Plotting code records
§ §

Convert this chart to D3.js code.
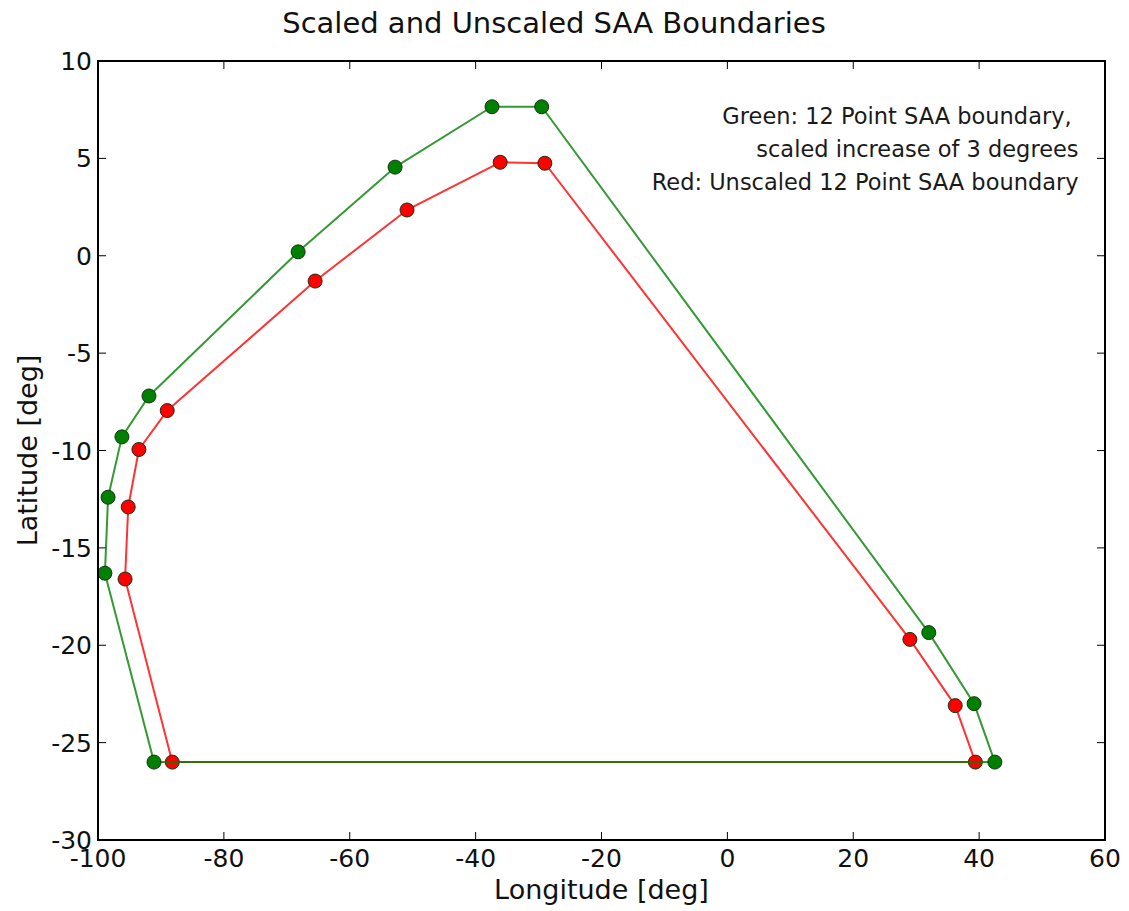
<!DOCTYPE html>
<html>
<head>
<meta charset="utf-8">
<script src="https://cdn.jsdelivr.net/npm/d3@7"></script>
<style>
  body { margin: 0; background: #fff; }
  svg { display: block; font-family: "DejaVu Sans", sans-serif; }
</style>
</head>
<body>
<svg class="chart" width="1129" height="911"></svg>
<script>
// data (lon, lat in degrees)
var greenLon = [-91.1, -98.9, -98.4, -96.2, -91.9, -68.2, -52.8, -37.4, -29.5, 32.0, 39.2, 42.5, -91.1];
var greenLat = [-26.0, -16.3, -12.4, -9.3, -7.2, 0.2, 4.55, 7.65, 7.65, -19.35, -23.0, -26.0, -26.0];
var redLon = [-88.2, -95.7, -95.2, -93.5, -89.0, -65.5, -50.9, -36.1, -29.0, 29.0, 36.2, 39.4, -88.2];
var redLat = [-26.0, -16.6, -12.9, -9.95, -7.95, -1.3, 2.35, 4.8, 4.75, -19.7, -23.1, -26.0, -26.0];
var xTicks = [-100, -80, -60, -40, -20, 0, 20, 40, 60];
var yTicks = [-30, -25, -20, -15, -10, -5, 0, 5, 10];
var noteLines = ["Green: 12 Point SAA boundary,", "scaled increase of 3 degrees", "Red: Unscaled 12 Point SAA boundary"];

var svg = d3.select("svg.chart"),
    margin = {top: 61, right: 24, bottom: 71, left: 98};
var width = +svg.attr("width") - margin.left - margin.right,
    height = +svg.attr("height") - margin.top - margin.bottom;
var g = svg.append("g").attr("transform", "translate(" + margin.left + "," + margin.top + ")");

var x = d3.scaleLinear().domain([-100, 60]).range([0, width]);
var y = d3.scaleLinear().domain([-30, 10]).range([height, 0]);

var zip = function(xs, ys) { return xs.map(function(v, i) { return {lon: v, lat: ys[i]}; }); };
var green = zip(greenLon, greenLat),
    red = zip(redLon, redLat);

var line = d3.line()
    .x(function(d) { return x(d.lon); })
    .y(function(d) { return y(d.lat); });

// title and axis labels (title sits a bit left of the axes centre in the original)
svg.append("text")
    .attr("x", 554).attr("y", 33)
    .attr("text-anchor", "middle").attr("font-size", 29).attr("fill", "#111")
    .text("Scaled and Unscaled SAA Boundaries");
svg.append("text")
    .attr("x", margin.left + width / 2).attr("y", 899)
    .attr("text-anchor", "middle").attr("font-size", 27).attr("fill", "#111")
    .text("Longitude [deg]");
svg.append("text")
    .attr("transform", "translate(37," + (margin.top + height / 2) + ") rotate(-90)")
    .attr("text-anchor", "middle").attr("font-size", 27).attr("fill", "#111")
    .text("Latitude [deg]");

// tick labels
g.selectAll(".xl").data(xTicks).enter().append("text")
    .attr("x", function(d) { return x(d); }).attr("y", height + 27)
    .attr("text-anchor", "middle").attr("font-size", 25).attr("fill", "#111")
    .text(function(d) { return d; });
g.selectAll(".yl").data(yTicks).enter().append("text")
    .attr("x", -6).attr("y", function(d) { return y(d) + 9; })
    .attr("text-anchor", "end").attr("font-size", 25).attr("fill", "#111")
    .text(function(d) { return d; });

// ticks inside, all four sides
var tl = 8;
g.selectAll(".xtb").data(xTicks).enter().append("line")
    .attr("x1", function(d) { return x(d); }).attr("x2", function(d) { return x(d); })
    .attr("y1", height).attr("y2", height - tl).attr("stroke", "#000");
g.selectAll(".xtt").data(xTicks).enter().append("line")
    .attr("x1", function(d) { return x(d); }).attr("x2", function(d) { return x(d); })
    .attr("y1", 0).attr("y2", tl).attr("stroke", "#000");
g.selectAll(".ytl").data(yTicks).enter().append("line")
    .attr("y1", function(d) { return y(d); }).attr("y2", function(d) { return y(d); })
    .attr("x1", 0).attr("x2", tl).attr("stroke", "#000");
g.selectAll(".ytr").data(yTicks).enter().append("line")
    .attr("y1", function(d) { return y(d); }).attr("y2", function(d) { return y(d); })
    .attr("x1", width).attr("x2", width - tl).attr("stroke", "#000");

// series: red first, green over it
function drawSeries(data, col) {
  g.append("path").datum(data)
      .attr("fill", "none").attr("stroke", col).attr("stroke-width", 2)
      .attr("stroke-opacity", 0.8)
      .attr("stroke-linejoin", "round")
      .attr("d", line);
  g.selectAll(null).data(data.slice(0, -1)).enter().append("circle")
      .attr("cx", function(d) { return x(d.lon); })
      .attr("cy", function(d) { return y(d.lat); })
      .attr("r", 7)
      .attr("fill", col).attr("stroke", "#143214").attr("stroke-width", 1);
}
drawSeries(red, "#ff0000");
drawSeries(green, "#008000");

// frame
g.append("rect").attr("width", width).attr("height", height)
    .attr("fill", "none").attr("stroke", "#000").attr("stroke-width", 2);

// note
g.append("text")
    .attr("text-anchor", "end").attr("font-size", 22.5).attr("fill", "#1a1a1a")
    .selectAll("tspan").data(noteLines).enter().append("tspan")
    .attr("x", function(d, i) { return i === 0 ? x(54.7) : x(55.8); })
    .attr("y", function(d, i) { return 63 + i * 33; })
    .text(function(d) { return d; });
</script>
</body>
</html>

§ §

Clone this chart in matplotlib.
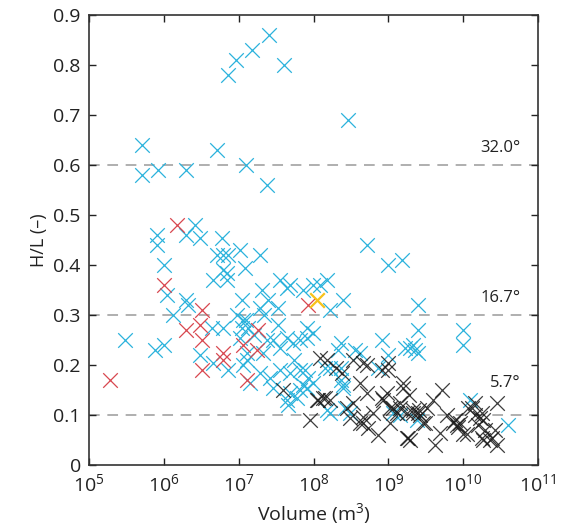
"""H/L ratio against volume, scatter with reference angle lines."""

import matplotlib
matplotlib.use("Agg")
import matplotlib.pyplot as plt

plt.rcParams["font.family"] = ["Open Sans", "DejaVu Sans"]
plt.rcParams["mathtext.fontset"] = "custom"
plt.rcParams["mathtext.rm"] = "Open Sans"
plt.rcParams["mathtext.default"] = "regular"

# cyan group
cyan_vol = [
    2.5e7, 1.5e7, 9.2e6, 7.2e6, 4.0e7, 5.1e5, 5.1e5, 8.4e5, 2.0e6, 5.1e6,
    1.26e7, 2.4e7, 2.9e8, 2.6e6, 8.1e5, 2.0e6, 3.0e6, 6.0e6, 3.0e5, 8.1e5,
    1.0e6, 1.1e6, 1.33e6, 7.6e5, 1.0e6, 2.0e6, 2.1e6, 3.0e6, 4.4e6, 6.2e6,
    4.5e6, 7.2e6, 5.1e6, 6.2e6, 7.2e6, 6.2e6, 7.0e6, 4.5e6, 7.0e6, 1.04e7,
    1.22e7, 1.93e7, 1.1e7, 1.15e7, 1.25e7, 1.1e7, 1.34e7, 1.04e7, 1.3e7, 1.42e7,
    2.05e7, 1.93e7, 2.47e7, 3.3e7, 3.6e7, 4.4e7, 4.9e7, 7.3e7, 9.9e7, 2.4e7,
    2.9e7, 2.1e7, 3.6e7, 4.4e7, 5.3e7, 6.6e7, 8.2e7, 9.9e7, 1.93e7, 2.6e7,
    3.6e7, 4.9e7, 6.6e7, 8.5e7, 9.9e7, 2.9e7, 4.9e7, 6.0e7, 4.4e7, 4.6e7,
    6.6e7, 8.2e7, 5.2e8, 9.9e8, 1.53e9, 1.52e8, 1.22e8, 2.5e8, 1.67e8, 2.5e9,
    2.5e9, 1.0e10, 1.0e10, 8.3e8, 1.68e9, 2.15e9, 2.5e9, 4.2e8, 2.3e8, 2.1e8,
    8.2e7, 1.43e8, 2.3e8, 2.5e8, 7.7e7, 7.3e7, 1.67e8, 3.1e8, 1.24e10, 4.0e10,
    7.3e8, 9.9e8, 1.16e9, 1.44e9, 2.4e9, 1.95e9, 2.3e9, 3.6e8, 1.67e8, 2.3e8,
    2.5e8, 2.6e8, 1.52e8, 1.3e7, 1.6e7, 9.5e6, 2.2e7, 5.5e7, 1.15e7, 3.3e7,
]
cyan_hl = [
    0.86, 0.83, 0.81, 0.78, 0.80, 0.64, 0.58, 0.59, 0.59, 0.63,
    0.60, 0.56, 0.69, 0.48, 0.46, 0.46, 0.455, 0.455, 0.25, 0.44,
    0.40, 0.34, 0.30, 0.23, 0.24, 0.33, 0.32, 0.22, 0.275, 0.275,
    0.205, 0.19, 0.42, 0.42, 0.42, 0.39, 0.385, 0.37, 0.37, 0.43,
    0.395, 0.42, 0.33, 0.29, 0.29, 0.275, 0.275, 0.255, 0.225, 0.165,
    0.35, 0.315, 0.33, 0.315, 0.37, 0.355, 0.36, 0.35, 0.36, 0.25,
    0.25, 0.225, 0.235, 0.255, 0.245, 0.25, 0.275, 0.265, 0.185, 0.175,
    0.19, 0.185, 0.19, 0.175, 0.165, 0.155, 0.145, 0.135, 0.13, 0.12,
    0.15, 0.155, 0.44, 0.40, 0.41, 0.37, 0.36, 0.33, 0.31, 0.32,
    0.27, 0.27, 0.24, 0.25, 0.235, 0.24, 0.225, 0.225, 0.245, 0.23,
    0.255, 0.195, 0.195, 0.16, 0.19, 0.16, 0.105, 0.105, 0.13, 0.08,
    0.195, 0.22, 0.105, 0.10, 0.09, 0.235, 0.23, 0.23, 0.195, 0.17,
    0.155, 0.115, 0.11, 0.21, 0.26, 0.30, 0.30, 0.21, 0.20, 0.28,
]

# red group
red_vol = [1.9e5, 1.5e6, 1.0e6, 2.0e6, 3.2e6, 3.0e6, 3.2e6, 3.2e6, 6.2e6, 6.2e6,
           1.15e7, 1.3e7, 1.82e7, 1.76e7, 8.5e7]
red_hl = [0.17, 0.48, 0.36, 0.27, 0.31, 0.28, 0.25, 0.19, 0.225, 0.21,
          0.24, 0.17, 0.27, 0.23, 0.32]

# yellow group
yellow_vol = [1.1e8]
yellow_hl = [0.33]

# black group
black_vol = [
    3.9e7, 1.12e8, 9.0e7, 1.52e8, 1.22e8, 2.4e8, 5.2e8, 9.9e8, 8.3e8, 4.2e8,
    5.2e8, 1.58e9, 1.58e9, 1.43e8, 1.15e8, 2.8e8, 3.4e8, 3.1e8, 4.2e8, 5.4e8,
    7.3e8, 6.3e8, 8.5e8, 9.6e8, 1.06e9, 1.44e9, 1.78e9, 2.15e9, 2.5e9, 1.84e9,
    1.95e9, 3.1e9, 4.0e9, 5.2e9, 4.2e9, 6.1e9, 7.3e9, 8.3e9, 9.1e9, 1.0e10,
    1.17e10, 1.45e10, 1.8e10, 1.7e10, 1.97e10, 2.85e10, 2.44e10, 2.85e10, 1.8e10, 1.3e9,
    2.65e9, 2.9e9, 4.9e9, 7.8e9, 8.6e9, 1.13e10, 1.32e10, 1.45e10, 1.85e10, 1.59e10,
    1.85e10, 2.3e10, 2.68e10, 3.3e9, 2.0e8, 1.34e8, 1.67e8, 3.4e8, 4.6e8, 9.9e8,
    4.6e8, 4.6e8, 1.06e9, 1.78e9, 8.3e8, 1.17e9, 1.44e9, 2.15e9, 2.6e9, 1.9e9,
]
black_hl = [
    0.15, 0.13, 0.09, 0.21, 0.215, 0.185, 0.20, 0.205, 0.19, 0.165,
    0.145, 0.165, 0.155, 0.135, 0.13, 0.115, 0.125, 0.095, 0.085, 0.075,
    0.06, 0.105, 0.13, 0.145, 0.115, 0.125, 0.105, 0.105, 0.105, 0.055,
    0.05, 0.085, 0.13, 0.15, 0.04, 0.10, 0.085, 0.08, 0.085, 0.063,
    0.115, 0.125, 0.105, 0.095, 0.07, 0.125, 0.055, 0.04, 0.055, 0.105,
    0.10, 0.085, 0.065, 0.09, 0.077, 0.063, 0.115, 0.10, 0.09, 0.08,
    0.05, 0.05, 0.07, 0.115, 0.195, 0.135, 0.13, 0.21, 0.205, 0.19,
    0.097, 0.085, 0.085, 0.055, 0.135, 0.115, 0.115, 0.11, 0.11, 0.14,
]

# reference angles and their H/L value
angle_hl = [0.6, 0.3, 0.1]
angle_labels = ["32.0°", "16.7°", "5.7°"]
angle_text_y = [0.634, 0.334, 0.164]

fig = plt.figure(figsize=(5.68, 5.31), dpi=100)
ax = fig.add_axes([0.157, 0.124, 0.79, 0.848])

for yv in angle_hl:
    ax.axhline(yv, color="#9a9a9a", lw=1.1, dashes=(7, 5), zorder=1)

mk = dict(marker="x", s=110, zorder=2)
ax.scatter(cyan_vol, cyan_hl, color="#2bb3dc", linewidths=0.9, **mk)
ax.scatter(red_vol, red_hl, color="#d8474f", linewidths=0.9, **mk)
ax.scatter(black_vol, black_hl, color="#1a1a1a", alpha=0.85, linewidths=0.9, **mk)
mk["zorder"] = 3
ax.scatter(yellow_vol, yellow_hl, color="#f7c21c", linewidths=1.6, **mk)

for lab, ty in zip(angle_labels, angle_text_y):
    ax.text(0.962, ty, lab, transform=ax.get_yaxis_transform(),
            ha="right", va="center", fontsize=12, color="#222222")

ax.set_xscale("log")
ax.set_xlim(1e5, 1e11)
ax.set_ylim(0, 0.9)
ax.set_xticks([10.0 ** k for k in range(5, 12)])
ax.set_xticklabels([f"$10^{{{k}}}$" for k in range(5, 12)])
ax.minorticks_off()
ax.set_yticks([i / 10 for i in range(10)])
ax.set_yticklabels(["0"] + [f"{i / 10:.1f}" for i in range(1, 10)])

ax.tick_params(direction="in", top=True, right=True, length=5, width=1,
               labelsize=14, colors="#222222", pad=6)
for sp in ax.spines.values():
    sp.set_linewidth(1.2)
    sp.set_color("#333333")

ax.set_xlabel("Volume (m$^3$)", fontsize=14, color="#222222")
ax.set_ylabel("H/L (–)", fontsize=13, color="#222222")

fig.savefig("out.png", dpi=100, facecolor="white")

§ §

- STATED PROBLEM
Print everything from the line with "Convert this chart to D3.js code." down to the line with "var y = d3.scaleLinear().domain([-30, 10]).range([height, 0]);", both included, exactly as written and without the pictures.

- EXERCISE RESULT
Convert this chart to D3.js code.
<!DOCTYPE html>
<html>
<head>
<meta charset="utf-8">
<script src="https://cdn.jsdelivr.net/npm/d3@7"></script>
<style>
  body { margin: 0; background: #fff; }
  svg { display: block; font-family: "DejaVu Sans", sans-serif; }
</style>
</head>
<body>
<svg class="chart" width="1129" height="911"></svg>
<script>
// data (lon, lat in degrees)
var greenLon = [-91.1, -98.9, -98.4, -96.2, -91.9, -68.2, -52.8, -37.4, -29.5, 32.0, 39.2, 42.5, -91.1];
var greenLat = [-26.0, -16.3, -12.4, -9.3, -7.2, 0.2, 4.55, 7.65, 7.65, -19.35, -23.0, -26.0, -26.0];
var redLon = [-88.2, -95.7, -95.2, -93.5, -89.0, -65.5, -50.9, -36.1, -29.0, 29.0, 36.2, 39.4, -88.2];
var redLat = [-26.0, -16.6, -12.9, -9.95, -7.95, -1.3, 2.35, 4.8, 4.75, -19.7, -23.1, -26.0, -26.0];
var xTicks = [-100, -80, -60, -40, -20, 0, 20, 40, 60];
var yTicks = [-30, -25, -20, -15, -10, -5, 0, 5, 10];
var noteLines = ["Green: 12 Point SAA boundary,", "scaled increase of 3 degrees", "Red: Unscaled 12 Point SAA boundary"];

var svg = d3.select("svg.chart"),
    margin = {top: 61, right: 24, bottom: 71, left: 98};
var width = +svg.attr("width") - margin.left - margin.right,
    height = +svg.attr("height") - margin.top - margin.bottom;
var g = svg.append("g").attr("transform", "translate(" + margin.left + "," + margin.top + ")");

var x = d3.scaleLinear().domain([-100, 60]).range([0, width]);
var y = d3.scaleLinear().domain([-30, 10]).range([height, 0]);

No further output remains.